Em uma entrevista ao ‘Estadão’, o historiador e sociólogo alemão Rainer Zitelmann afirmou que os defensores do capitalismo, os liberais, perderam a guerra ideológica para a esquerda. Em sua avaliação, por que o liberalismo não tem o mesmo apelo na América Latina que as ideias da esquerda?
Acredito que é mais uma guerra cultural do que ideológica. Mas talvez você também possa dizer que a gente está perdendo a guerra ideológica, se eu puder essa metáfora. Agora, você nunca perde a guerra totalmente. Isto é um esforço permanente. A luta ainda está em curso. Como eu disse há pouco, nós veremos o fracasso destes governos, a não ser que eles mudem de direção. Quando isso acontecer, teremos uma nova oportunidade de governar – e é melhor que a gente aprenda com os erros do passado. Nós somos muito menos habilidosos em usar os meios culturais para a conquista ideológica da América Latina do que a esquerda. Em termos de cultura popular, eu sempre me pergunto: por que nós não temos um movimento sólido de protesto dos liberais? Por que todos os movimentos de protesto são conduzidos pela esquerda? Por que não temos telenovelas que contem a história da América Latina de uma perspectiva liberal? Por que nós não podemos produzir um Maradona liberal? Por que o Maradona, apesar de ter sido um jogador maravilhoso, tinha de ser um demagogo populista? Então, em termos de cultura popular, de nossa habilidade de atingir as massas, claramente temos um longo caminho pela frente. Nós temos de usar a nossa imaginação, a cultura popular, meios muito mais criativos para atingir as massas. Nós nos tornamos um grupo de intelectuais e acadêmicos quase autocentrados em muitos aspectos, que falam principalmente para si mesmos.

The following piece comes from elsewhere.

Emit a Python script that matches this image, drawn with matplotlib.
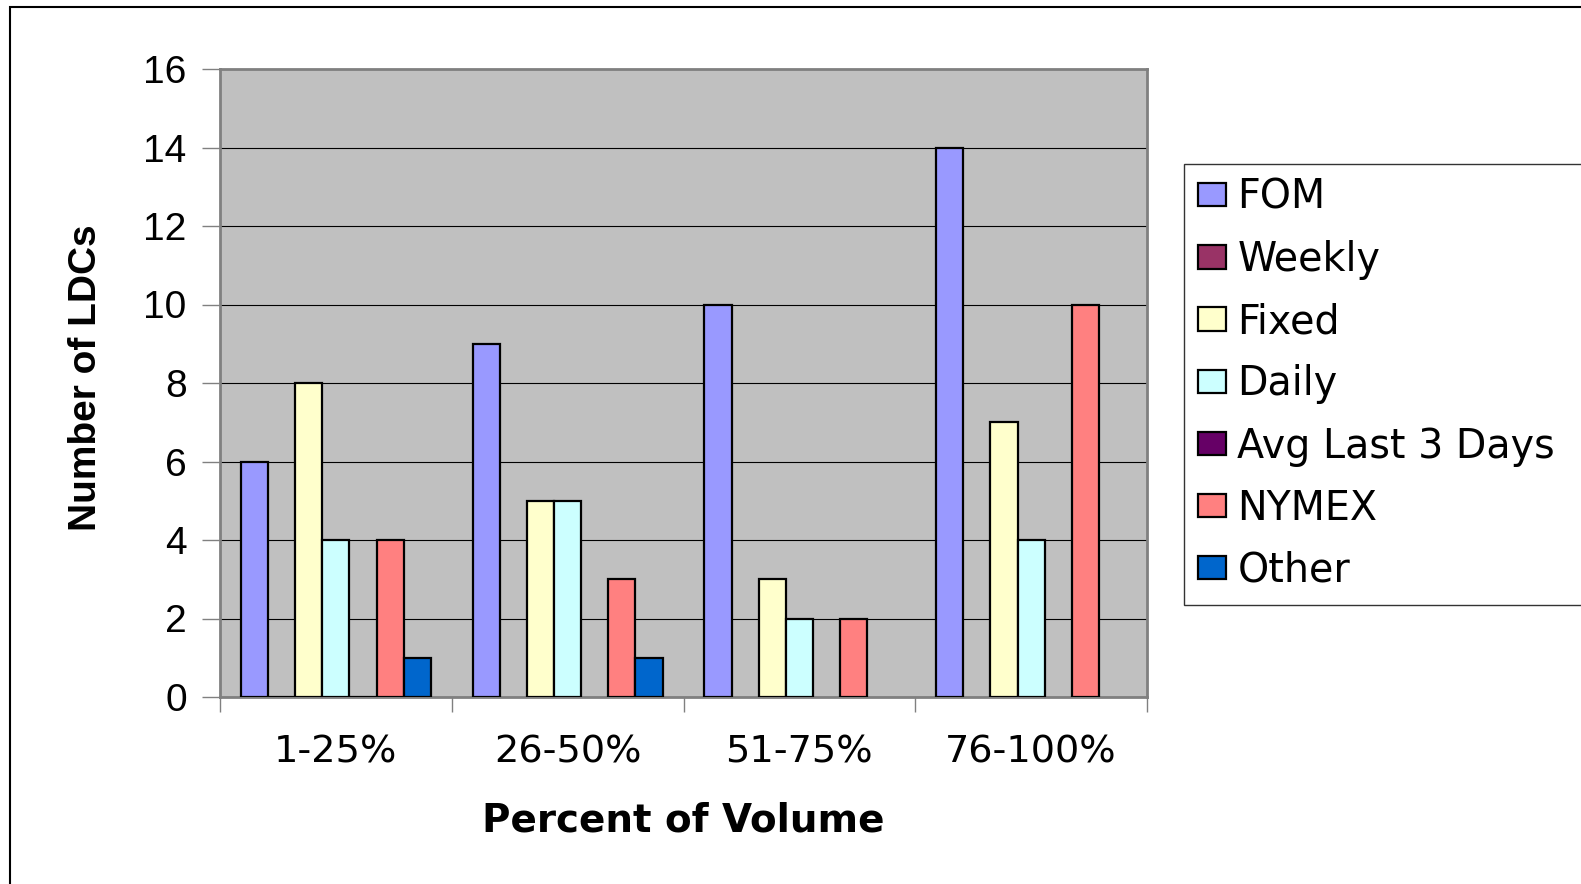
import numpy as np
import matplotlib
matplotlib.use("Agg")
import matplotlib.pyplot as plt
from matplotlib.patches import Rectangle

# number of LDCs per pricing method, by share of volume
categories = ["1-25%", "26-50%", "51-75%", "76-100%"]
series = ["FOM", "Weekly", "Fixed", "Daily", "Avg Last 3 Days", "NYMEX", "Other"]
fom = [6, 9, 10, 14]
weekly = [0, 0, 0, 0]
fixed = [8, 5, 3, 7]
daily = [4, 5, 2, 4]
avg_last_3 = [0, 0, 0, 0]
nymex = [4, 3, 2, 10]
other = [1, 1, 0, 0]
values = [fom, weekly, fixed, daily, avg_last_3, nymex, other]
colors = ["#9999FF", "#993366", "#FFFFCC", "#CCFFFF", "#660066", "#FF8080", "#0066CC"]

plt.rcParams["font.family"] = ["Liberation Sans", "DejaVu Sans"]
wide = ["DejaVu Sans"]

W, H = 1581, 884
fig = plt.figure(figsize=(W / 100, H / 100), dpi=100)

# plot area in pixels: left 220, right 1147, top 69, bottom 697
ax = fig.add_axes([220 / W, 1 - 697 / H, (1147 - 220) / W, (697 - 69) / H])
ax.set_facecolor("#C0C0C0")

x = np.arange(len(categories))
w = 0.117
for j, (name, vals, col) in enumerate(zip(series, values, colors)):
    edges = ["black" if v > 0 else "none" for v in vals]
    ax.bar(x + (j - 3) * w, vals, w, color=col, edgecolor=edges,
           linewidth=1.6, label=name, zorder=3)

ax.set_xlim(-0.5, len(categories) - 0.5)
ax.set_ylim(0, 16)
ax.set_yticks(np.arange(0, 17, 2))
ax.yaxis.grid(True, color="#000000", linewidth=0.8, zorder=1)
ax.set_axisbelow(True)

ax.set_xticks(x)
ax.set_xticklabels(categories, family=wide)
ax.set_xticks(np.arange(-0.5, len(categories), 1), minor=True)
ax.tick_params(axis="x", which="major", length=0, pad=27, labelsize=27.5)
ax.tick_params(axis="x", which="minor", length=11, width=1, color="#808080")
ax.tick_params(axis="y", length=13, width=1, color="#808080", pad=11, labelsize=28)

for s in ax.spines.values():
    s.set_color("#808080")
    s.set_linewidth(2)

# axis titles
fig.text(683 / W, 1 - 820 / H, "Percent of Volume", ha="center", va="center",
         fontsize=28, fontweight="bold", family=wide)
fig.text(86 / W, 1 - 378 / H, "Number of LDCs", ha="center", va="center",
         rotation=90, fontsize=28, fontweight="bold")

# legend box runs off the right edge of the figure
handles, labels = ax.get_legend_handles_labels()
for h in handles:
    h.patches[0].set_edgecolor("black")
leg = fig.legend(handles, labels, loc="upper left",
                 bbox_to_anchor=(1184 / W, 1 - 164 / H, 0.3, 0), mode="expand",
                 prop={"family": wide, "size": 28.5}, frameon=True, fancybox=False,
                 handlelength=0.7, handleheight=0.53, handletextpad=0.3,
                 labelspacing=0.56, borderpad=0.35, borderaxespad=0)
leg.get_frame().set_edgecolor("black")
leg.get_frame().set_linewidth(1)

# outer chart border
fig.add_artist(Rectangle((10 / W, -0.1), 1.2, 1.1 - 7 / H, transform=fig.transFigure,
                         fill=False, edgecolor="black", linewidth=1.5))

fig.savefig("out.png", dpi=100)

No Brasil, talvez o movimento pelo impeachment da ex-presidente Dilma Rousseff, que, em última instância, levou à eleição de Bolsonaro, tenha sido uma rara exceção a essa tendência. O que o sr. pensa sobre isso?
Isso aconteceu porque vocês tinham um desastre completo bem na frente dos olhos. Quando isso acontece, as pessoas reagem, as massas reagem. Vocês tinham uma corrupção extrema, anos de recessão, uma volta clara de milhões de brasileiros à pobreza. O Bolsonaro não teria ganho a eleição se não fosse neste contexto. Mas isso foi ditado pelas circunstâncias. Nós precisamos de algo bem mais profundo. Precisamos criar uma consciência bem mais ampla em relação às razões de nosso subdesenvolvimento e de como os vinte países mais bem sucedidos do mundo se tornaram o que são hoje. Nós precisamos fazer um trabalho muito melhor para alcançar uma massa crítica de pessoas com o nosso discurso. Estamos muito distantes disso.
O Lula deu seu apoio a toda causa antidemocrática na América Latina
Que efeito o sr. acredita que uma eventual vitória de Lula no Brasil pode ter nesta onda de esquerda? Que papel ele pode representar neste contexto?
O Lula foi um dos principais instigadores de uma tragédia sofrida pela América Latina pelas mãos de demagogos de extrema esquerda, ainda que ele não fosse um deles no Brasil. Ele era um demagogo, mas não um demagogo de extrema esquerda. Ele deu seu apoio a toda causa antidemocrática na região. Ele foi uma força fundamental atrás de Chávez, um dos grandes aliados de Cuba e de Evo Morales, na Bolívia. Todo autocrata da América Latina naquela época contava com seu forte apoio. Então nós podemos esperar que o Lula, se venceras eleições neste ano, fará exatamente a mesma coisa, reforçando esse quadro na região. Mas ele não será capaz de salvá-los do próprio fracasso, exceto se eles mudarem de rumo.